S&P 500 Chart Setup Favors Weakness, Bolstering US Dollar Outlook
THE TAKEAWAY – S&P 500 technical positioning favors renewed selling, promising gains for the safe-haven US Dollar as the currency approaches the top of its recent range.
S&P 500 – Per last week’s discussion of major resistance in the 1227.40-1257.30 region at the former neckline of a critical Head and Shoulders top, prices put in a Bearish Engulfing and turned lower at the band’s outer boundary. Initial support has been met at 1166.31, the 23.6% Fibonacci extension level, with resistance still lining up at 1227.40. Broadly speaking, price action since the early August low appears to be taking the shape of a Flag chart pattern, a setup favoring bearish continuation once congestion gives way to directional momentum once again.
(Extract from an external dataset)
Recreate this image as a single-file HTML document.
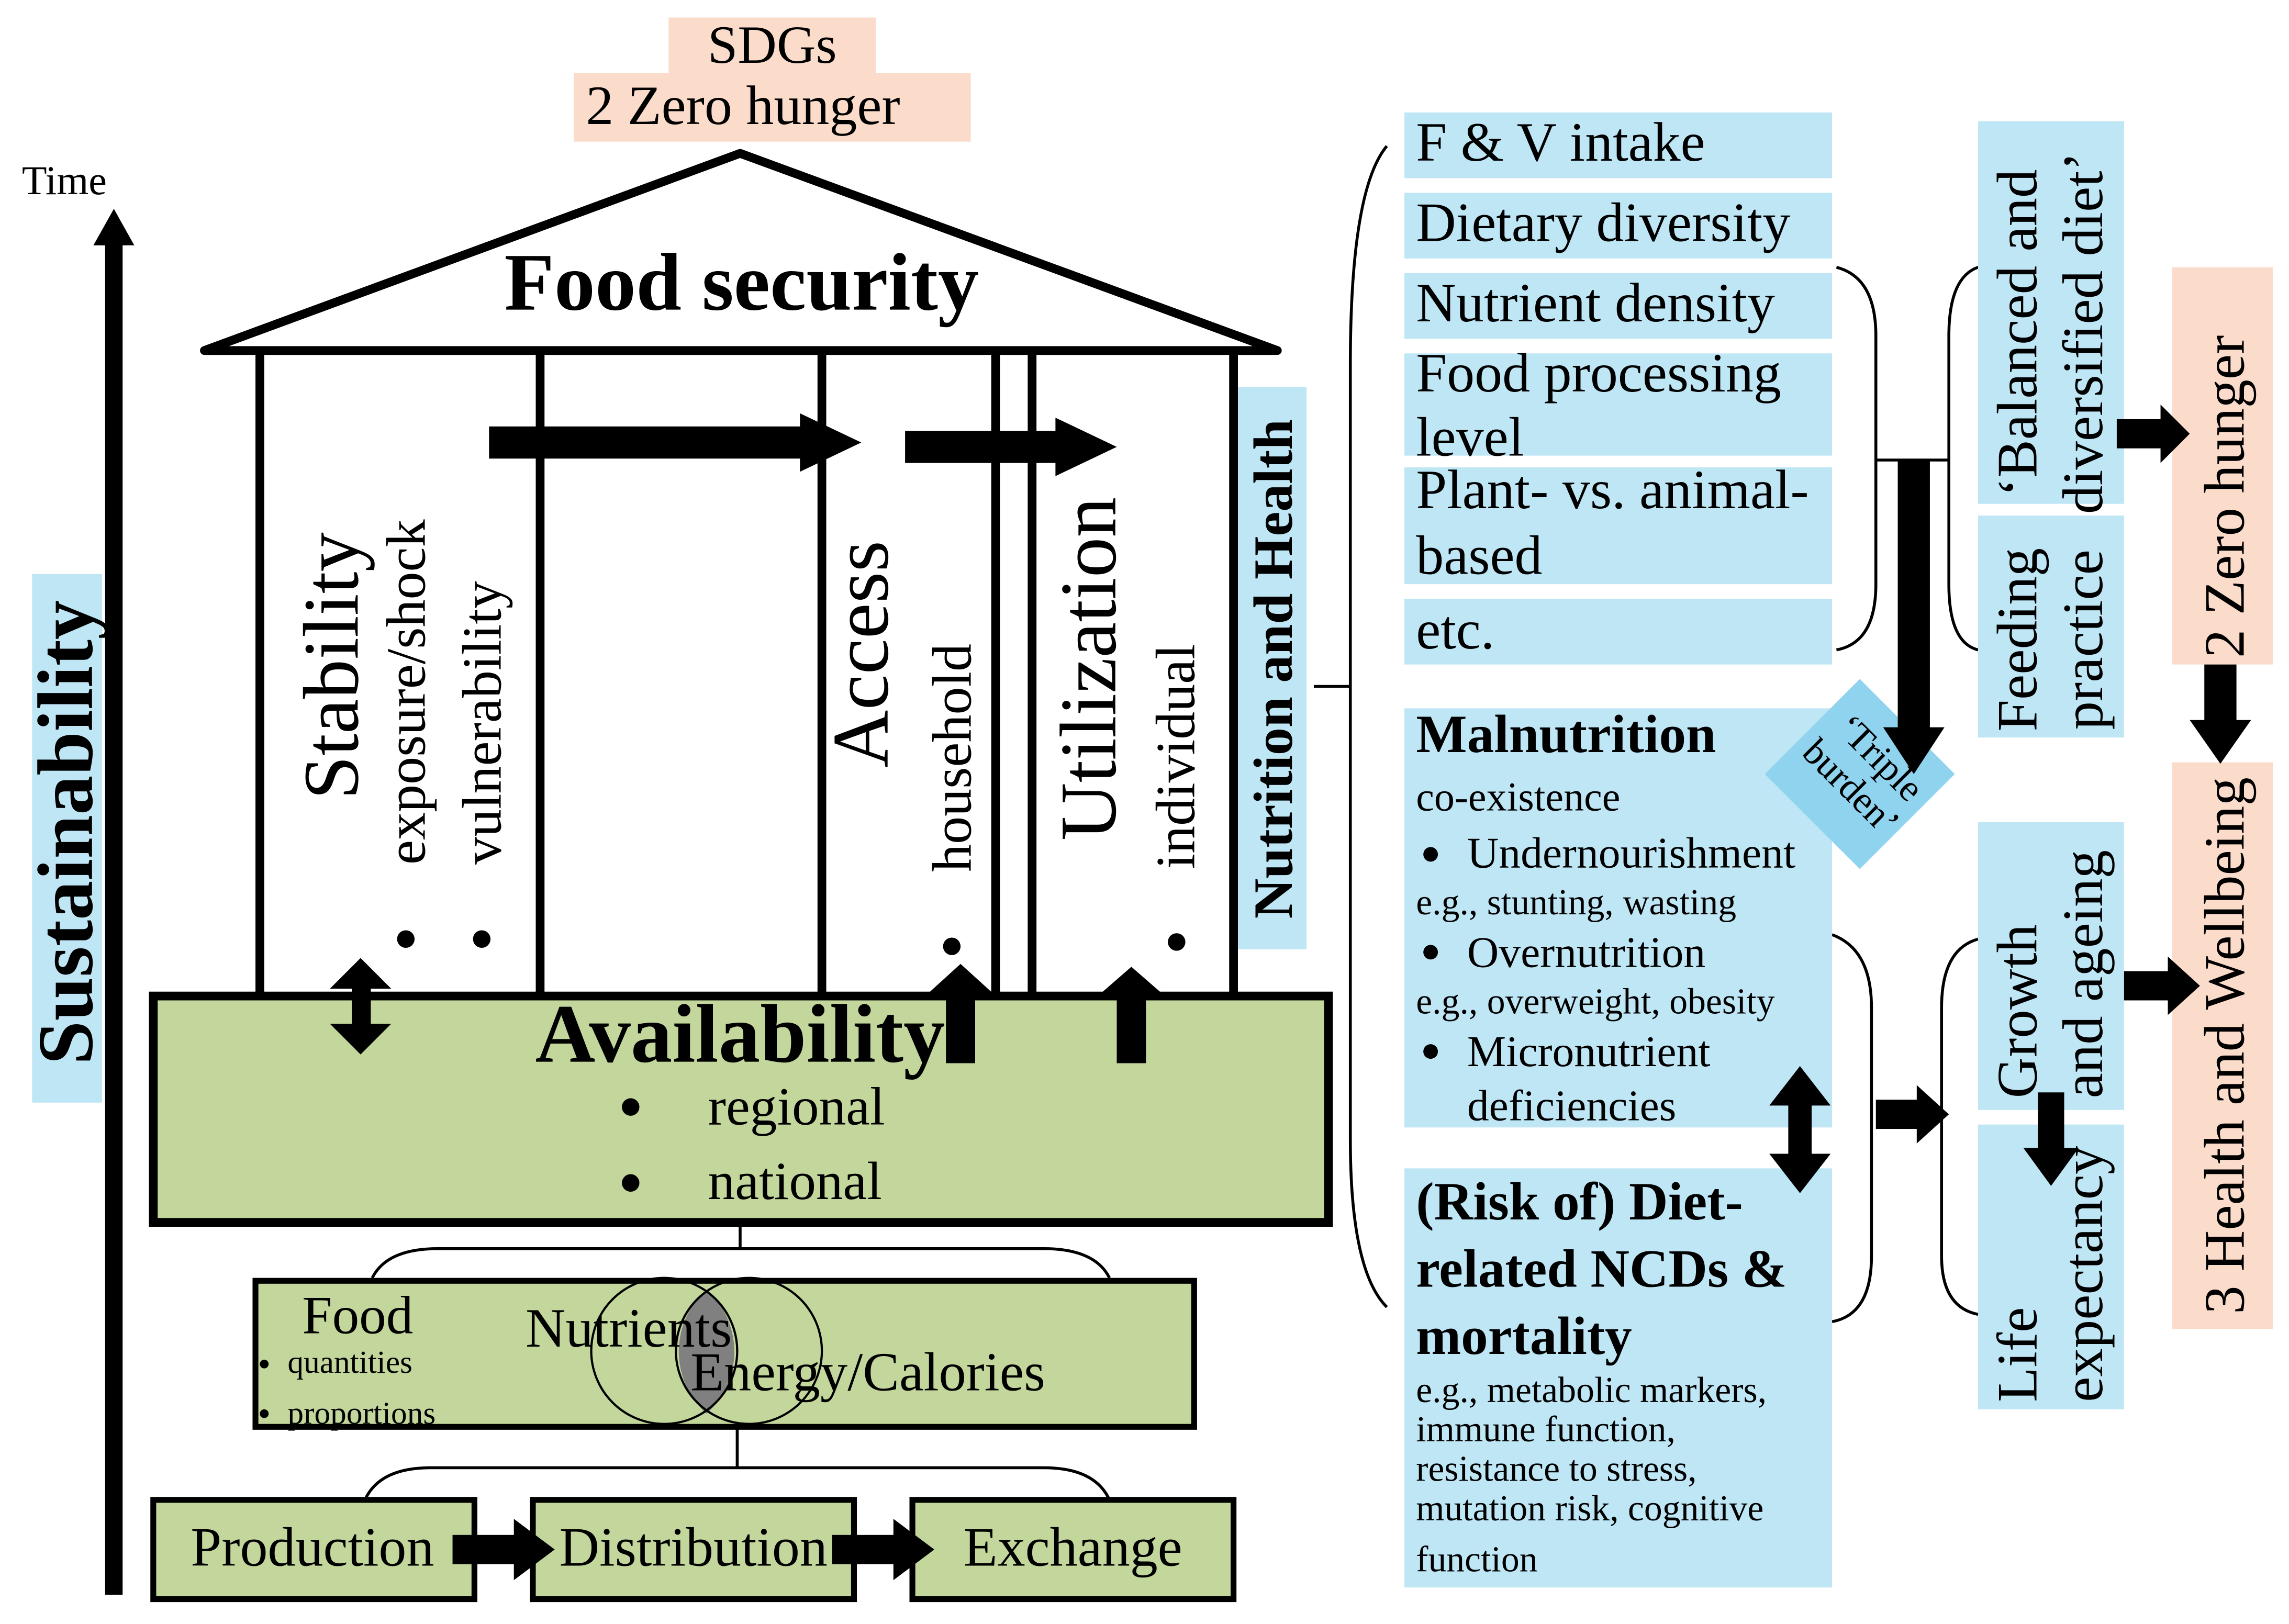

CRUDE OIL – As we suspected last week, prices moved lower after putting in a pair of Doji candlesticks below support-turned-resistance at $89.59, the June 27 wick low. Initial support from here stands at a rising trend line connecting major lows since August 9, now at $84.80. Resistance remains at $89.59.
GOLD – Prices took out resistance at $1877.15 – the 76.4% Fibonacci extension level – only to run into a barrier at rising trend lie set from the swing lows visited two weeks ago. Renewed upward momentum sees trend line resistance at $1902.73, a level closely followed by the measured Fib extension target at $1908.38. Alternatively, a break below current support exposes the 61.8% Fib at $1857.83.
US DOLLAR – Prices are testing above the 50% Fibonacci retracement level at 9502, with the bulls poised to challenge the range top in place since early August at 9544 marked by the 38.2% mark. A break above this boundary exposes resistance at the falling trend line connecting major swing highs since late May, now at 9650.